I have been interested in this for some time. Since the figure of 17,000 public servants is often bandied around, I asked the Chief Minister late last year for some detail of that. It is true, we have about 17,000 public servants, 16,834 equivalent full-time, as at some stage in September last year. It seems a lot of people but bear in mind that in our administration we have state-type functions, we have municipal-type functions and we have the functions that in other places are often performed by statutory authorities - like water and electricity servicing. So we do need that large force. Where are these cuts going to come from? Does it mean 200 people a year? I am sorry, Mr Duby, it might not be people, they are being attritionised or whatever, but there are likely to be 200 jobs a year disappearing out of the education sector. That is what it is going to mean over five years. I do not know where they are going to come from.

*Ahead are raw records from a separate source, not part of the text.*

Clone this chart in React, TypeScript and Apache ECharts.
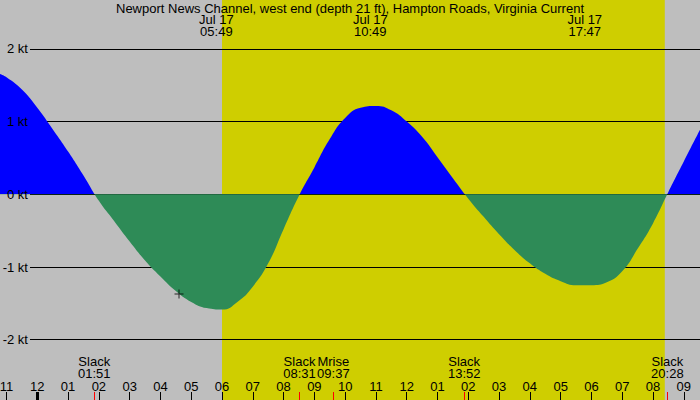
import React, { useEffect, useRef } from "react";
import * as echarts from "echarts";

const TITLE = "Newport News Channel, west end (depth 21 ft), Hampton Roads, Virginia Current";

// time in hours from midnight Jul 17, current in knots
const times = [-1.212, -1.0, -0.5, 0, 0.5, 1, 1.5, 2, 2.5, 3, 3.5, 4, 4.5, 5, 5.5, 6, 6.5, 7, 7.5, 8, 8.5, 9, 9.5, 10, 10.5, 11, 11.5, 12, 12.5, 13, 13.5, 14, 14.5, 15, 15.5, 16, 16.5, 17, 17.5, 18, 18.5, 19, 19.5, 20, 20.5, 21, 21.53];
const speeds = [1.655, 1.61, 1.44, 1.19, 0.895, 0.59, 0.26, -0.09, -0.37, -0.65, -0.91, -1.13, -1.33, -1.48, -1.565, -1.585, -1.48, -1.27, -0.95, -0.48, -0.02, 0.37, 0.76, 1.05, 1.19, 1.215, 1.155, 1.0, 0.79, 0.51, 0.22, -0.06, -0.31, -0.55, -0.765, -0.95, -1.094, -1.195, -1.25, -1.25, -1.21, -1.06, -0.75, -0.4, 0.03, 0.45, 0.89];

const hourTickValues = [-1, 0, 1, 2, 3, 4, 5, 6, 7, 8, 9, 10, 11, 12, 13, 14, 15, 16, 17, 18, 19, 20, 21];
const hourTickLabels = ["11", "12", "01", "02", "03", "04", "05", "06", "07", "08", "09", "10", "11", "12", "01", "02", "03", "04", "05", "06", "07", "08", "09"];
const midnightTicks = [0];

const eventHours = [1.85, 8.517, 9.617, 13.867, 20.467];
const eventNames = ["Slack", "Slack", "Mrise", "Slack", "Slack"];
const eventTimes = ["01:51", "08:31", "09:37", "13:52", "20:28"];

const maxHours = [5.817, 10.817, 17.783];
const maxDates = ["Jul 17", "Jul 17", "Jul 17"];
const maxTimes = ["05:49", "10:49", "17:47"];

const speedTicks = [-2, -1, 0, 1, 2];
const gridLevels = [-2, -1, 1, 2];

const daylight = [6.0, 20.383];
const markerPoint = [[4.603, -1.371]];

const X_MIN = -1.2116;
const X_MAX = 21.527;
const Y_MIN = -2.8294;
const Y_MAX = 2.6726;

const FONT = "Liberation Sans, Arial, sans-serif";
const FS = 13;

export default function App() {
  const ref = useRef<HTMLDivElement>(null);
  useEffect(() => {
    const chart = echarts.init(ref.current!, null, { renderer: "svg" });
    const data = times.map((t, i) => [t, speeds[i]]);
    const findIdx = (arr: number[], v: number) => {
      let best = 0;
      arr.forEach((a, i) => {
        if (Math.abs(a - v) < Math.abs(arr[best] - v)) best = i;
      });
      return best;
    };
    const baseX = {
      type: "value",
      gridIndex: 0,
      min: X_MIN,
      max: X_MAX,
      z: 20,
      axisLine: { show: false, onZero: false },
      splitLine: { show: false },
    };
    chart.setOption({
      animation: false,
      backgroundColor: "#bebebe",
      textStyle: { fontFamily: FONT },
      title: {
        text: TITLE,
        left: "center",
        top: 2,
        padding: 0,
        z: 20,
        textStyle: { fontSize: FS, lineHeight: 12, fontWeight: "normal", color: "#000", fontFamily: FONT },
      },
      grid: [
        { left: 0, right: 0, top: 0, bottom: 0, containLabel: false, outerBoundsMode: "none" },
        { left: 30, right: 0, top: 0, bottom: 0, containLabel: false, outerBoundsMode: "none" },
      ],
      visualMap: {
        type: "piecewise",
        show: false,
        seriesIndex: 0,
        dimension: 1,
        pieces: [
          { gte: -10, lt: 0, color: "#2e8b57" },
          { gte: 0, lte: 10, color: "#0000ff" },
        ],
      },
      xAxis: [
        {
          ...baseX,
          position: "bottom",
          axisTick: { show: true, inside: true, length: 8, customValues: hourTickValues, lineStyle: { color: "#000", width: 1 } },
          axisLabel: {
            show: true,
            inside: true,
            margin: 8,
            customValues: hourTickValues,
            fontSize: FS,
            lineHeight: 12,
            color: "#000",
            fontFamily: FONT,
            formatter: (v: number) => hourTickLabels[findIdx(hourTickValues, v)],
          },
        },
        {
          ...baseX,
          position: "bottom",
          axisTick: { show: true, inside: true, length: 8, customValues: eventHours, lineStyle: { color: "#ff0000", width: 1 } },
          axisLabel: {
            show: true,
            inside: true,
            margin: 20.5,
            customValues: eventHours,
            fontSize: FS,
            lineHeight: 12,
            color: "#000",
            fontFamily: FONT,
            formatter: (v: number) => {
              const i = findIdx(eventHours, v);
              return eventNames[i] + "\n" + eventTimes[i];
            },
          },
        },
        {
          ...baseX,
          position: "bottom",
          axisTick: { show: true, inside: true, length: 8, customValues: midnightTicks, lineStyle: { color: "#000", width: 3 } },
          axisLabel: { show: false },
        },
        {
          ...baseX,
          position: "top",
          axisTick: { show: false },
          axisLabel: {
            show: true,
            inside: true,
            margin: 13.5,
            customValues: maxHours,
            fontSize: FS,
            lineHeight: 12,
            color: "#000",
            fontFamily: FONT,
            formatter: (v: number) => {
              const i = findIdx(maxHours, v);
              return maxDates[i] + "\n" + maxTimes[i];
            },
          },
        },
        {
          type: "value",
          gridIndex: 1,
          min: 0,
          max: 1,
          show: false,
        },
      ],
      yAxis: [
        { type: "value", gridIndex: 0, min: Y_MIN, max: Y_MAX, show: false },
        {
          type: "value",
          gridIndex: 1,
          min: Y_MIN,
          max: Y_MAX,
          z: 20,
          axisLine: { show: false, onZero: false },
          axisTick: { show: false },
          splitLine: { show: false },
          axisLabel: {
            show: true,
            margin: 2,
            customValues: speedTicks,
            fontSize: FS,
            color: "#000",
            fontFamily: FONT,
            formatter: (v: number) => `${Math.round(v)} kt`,
          },
        },
      ],
      series: [
        {
          type: "line",
          xAxisIndex: 0,
          yAxisIndex: 0,
          data,
          smooth: 0.5,
          symbol: "none",
          lineStyle: { width: 0 },
          areaStyle: { origin: 0, opacity: 1 },
          z: 5,
          silent: true,
        },
        {
          type: "line",
          xAxisIndex: 0,
          yAxisIndex: 0,
          data: [],
          z: 0,
          silent: true,
          markArea: {
            silent: true,
            itemStyle: { color: "#cfce00" },
            data: [[{ xAxis: daylight[0] }, { xAxis: daylight[1] }]],
          },
        },
        {
          type: "line",
          xAxisIndex: 4,
          yAxisIndex: 1,
          data: [],
          z: 2,
          silent: true,
          markLine: {
            silent: true,
            symbol: "none",
            label: { show: false },
            lineStyle: { color: "#000", width: 1, type: "solid" },
            data: gridLevels.map((v) => ({ yAxis: v })),
          },
        },
        {
          type: "line",
          xAxisIndex: 4,
          yAxisIndex: 1,
          data: [],
          z: 8,
          silent: true,
          markLine: {
            silent: true,
            symbol: "none",
            label: { show: false },
            lineStyle: { color: "#000", width: 1, type: "solid" },
            data: [{ yAxis: 0 }],
          },
        },
        {
          type: "scatter",
          xAxisIndex: 0,
          yAxisIndex: 0,
          data: markerPoint,
          symbol: "path://M0,4h9v1h-9z M4,0h1v9h-1z",
          symbolSize: 9,
          itemStyle: { color: "#000" },
          z: 9,
          silent: true,
        },
      ],
    });
    return () => chart.dispose();
  }, []);
  return <div ref={ref} style={{ position: "absolute", left: 0, top: 0, width: 700, height: 400 }} />;
}
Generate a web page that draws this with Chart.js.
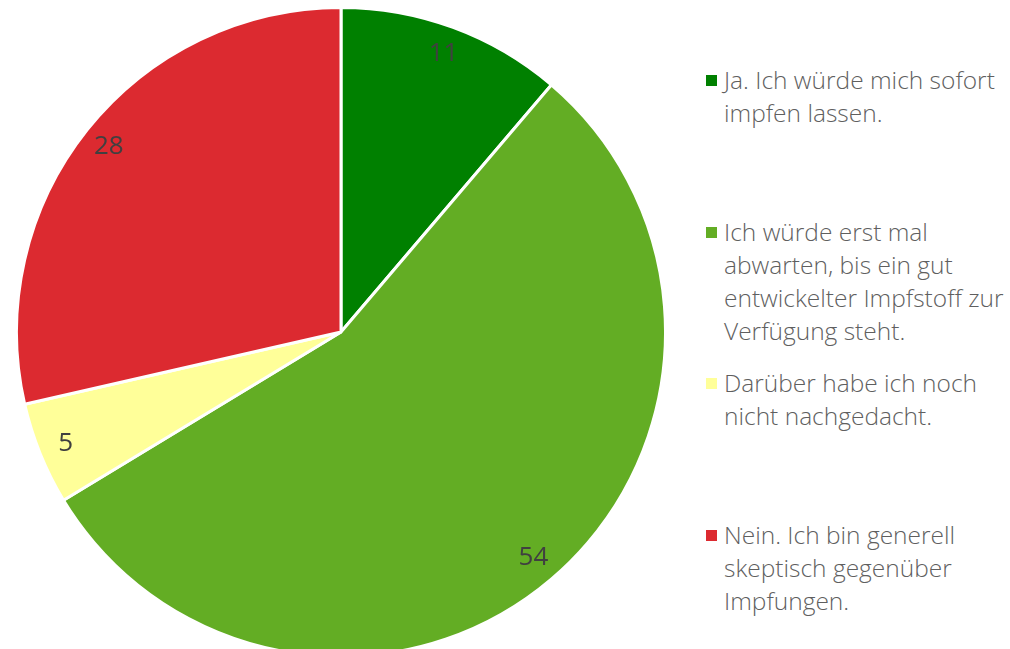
<!DOCTYPE html>
<html>
<head>
<meta charset="utf-8">
<script src="https://cdn.jsdelivr.net/npm/chart.js@4/dist/chart.umd.min.js"></script>
<style>
    html, body {
        margin: 0;
        padding: 0;
        width: 1010px;
        height: 649px;
        overflow: hidden;
        background: #ffffff;
        font-family: "Open Sans", sans-serif;
    }
    #pieWrap {
        position: absolute;
        left: 14.5px;
        top: 6px;
        width: 652px;
        height: 652px;
    }
    #legend {
        position: absolute;
        left: 704px;
        top: 0;
        width: 306px;
    }
    .legend-item {
        position: absolute;
        left: 0;
        width: 306px;
        color: #5f5f5f;
        font-size: 24.5px;
        font-weight: 300;
        line-height: 33px;
    }
    .legend-box {
        position: absolute;
        left: 2px;
        top: 12px;
        width: 11px;
        height: 11px;
    }
    .legend-text {
        margin-left: 20px;
    }
</style>
</head>
<body>
<div id="pieWrap"><canvas id="pie"></canvas></div>
<div id="legend"></div>

<script>
// Chart data
const labels = [
    'Ja. Ich würde mich sofort impfen lassen.',
    'Ich würde erst mal abwarten, bis ein gut entwickelter Impfstoff zur Verfügung steht.',
    'Darüber habe ich noch nicht nachgedacht.',
    'Nein. Ich bin generell skeptisch gegenüber Impfungen.'
];
const values = [11, 54, 5, 28];
const colors = ['#008000', '#63AD24', '#FFFF99', '#DC2A30'];

// Draw the value of each slice near its outer edge
const sliceLabels = {
    id: 'sliceLabels',
    afterDatasetsDraw(chart) {
        const ctx = chart.ctx;
        const meta = chart.getDatasetMeta(0);
        ctx.save();
        ctx.font = '26px "Open Sans", sans-serif';
        ctx.fillStyle = '#404040';
        ctx.textAlign = 'center';
        ctx.textBaseline = 'middle';
        meta.data.forEach((arc, i) => {
            const p = arc.getProps(['x', 'y', 'startAngle', 'endAngle', 'outerRadius']);
            const mid = (p.startAngle + p.endAngle) / 2;
            const r = p.outerRadius * 0.915;
            ctx.fillText(String(chart.data.datasets[0].data[i]),
                p.x + Math.cos(mid) * r, p.y + Math.sin(mid) * r);
        });
        ctx.restore();
    }
};

const chart = new Chart(document.getElementById('pie'), {
    type: 'pie',
    data: {
        labels: labels,
        datasets: [{
            data: values,
            backgroundColor: colors,
            borderColor: '#ffffff',
            borderWidth: 3
        }]
    },
    options: {
        responsive: true,
        maintainAspectRatio: false,
        animation: false,
        layout: { padding: 0 },
        plugins: {
            legend: { display: false },
            tooltip: { enabled: false }
        }
    },
    plugins: [sliceLabels]
});

// HTML legend built from the chart data
const legendEl = document.getElementById('legend');
chart.data.labels.forEach((text, i) => {
    const item = document.createElement('div');
    item.className = 'legend-item';
    item.style.top = (63 + i * 151.5) + 'px';
    const box = document.createElement('span');
    box.className = 'legend-box';
    box.style.background = chart.data.datasets[0].backgroundColor[i];
    const span = document.createElement('div');
    span.className = 'legend-text';
    span.textContent = text;
    item.appendChild(box);
    item.appendChild(span);
    legendEl.appendChild(item);
});
</script>
</body>
</html>
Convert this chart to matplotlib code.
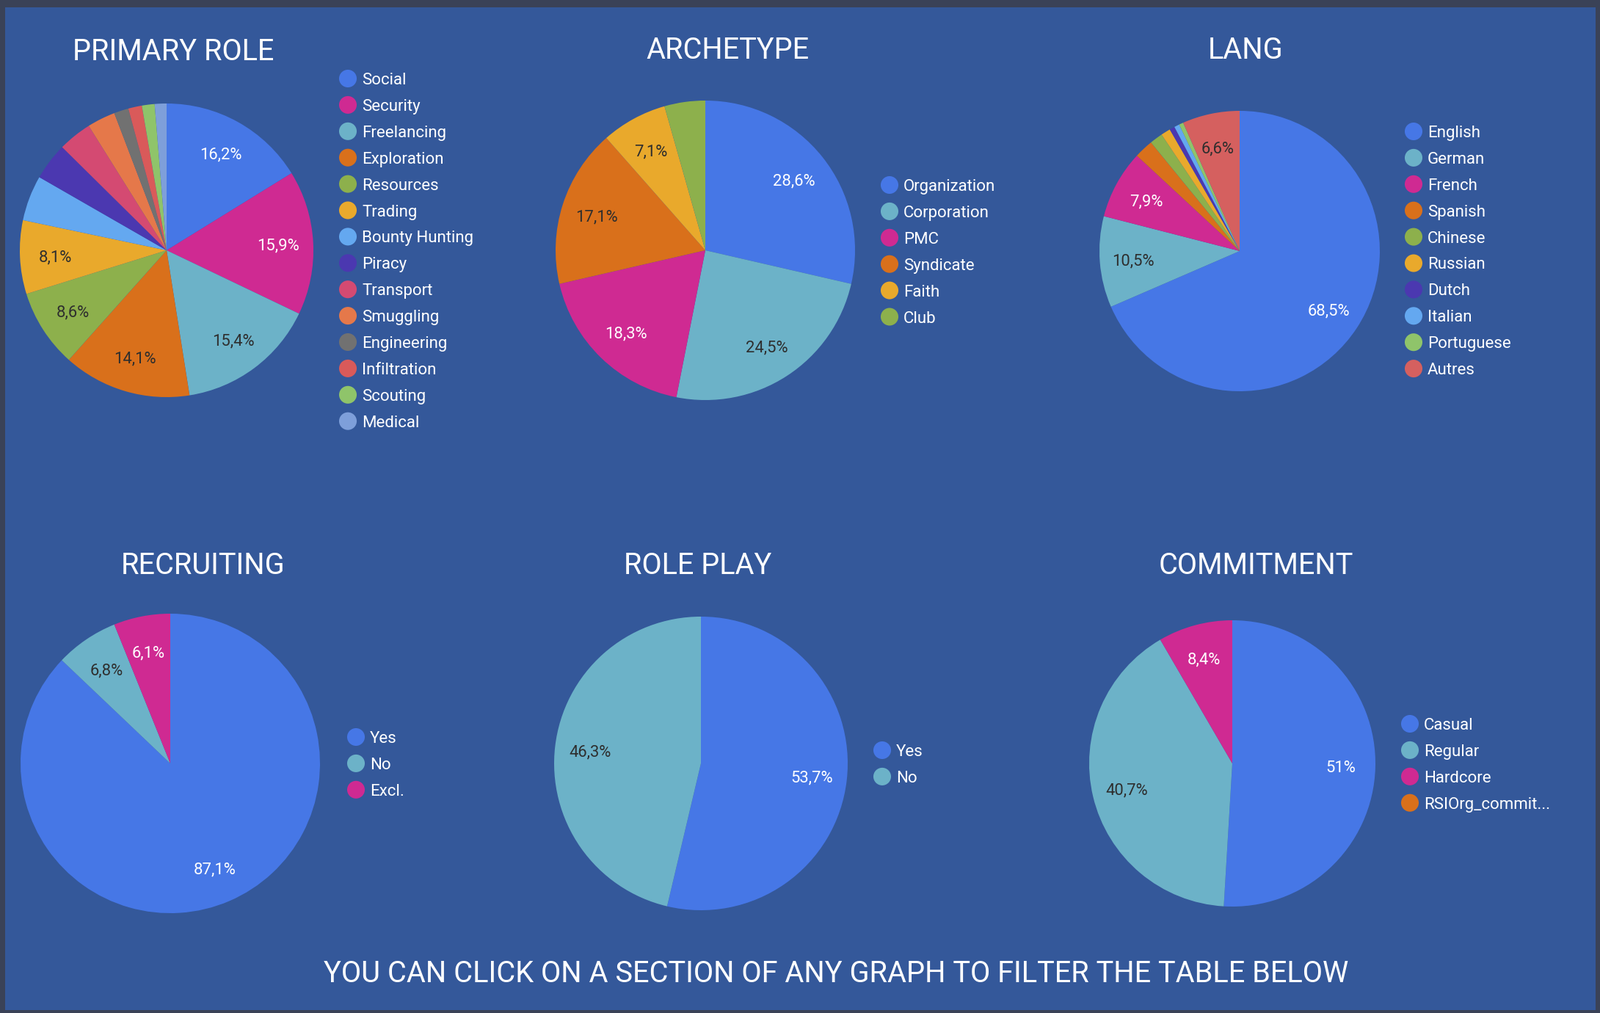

I know the education sector fairly well and I can speak about it. I do not know the health one so I will not touch that one. There is no fat at all left in the education sector. You cannot cut that sector any more; it cannot be done. Mr Moore expressed a view last year that the office was bloated; there were too many people in the office. I am sure Dr Kinloch and Mr Humphries, now having some experience of it, would agree that the Education Department is not bloated. There is no fat left in the Education Department. If you start to take 200 jobs a year away from that then the Education Department, the teaching system, the delivery of education to our students, will all suffer severely. This will be the case all over. It cannot be done.

Mr Duby, I see you have notes for your speech which you will no doubt stand up shortly to deliver. You might tell us whether you agree with your Treasurer about those 3,000 jobs over five years. I would be most interested to hear your response to that.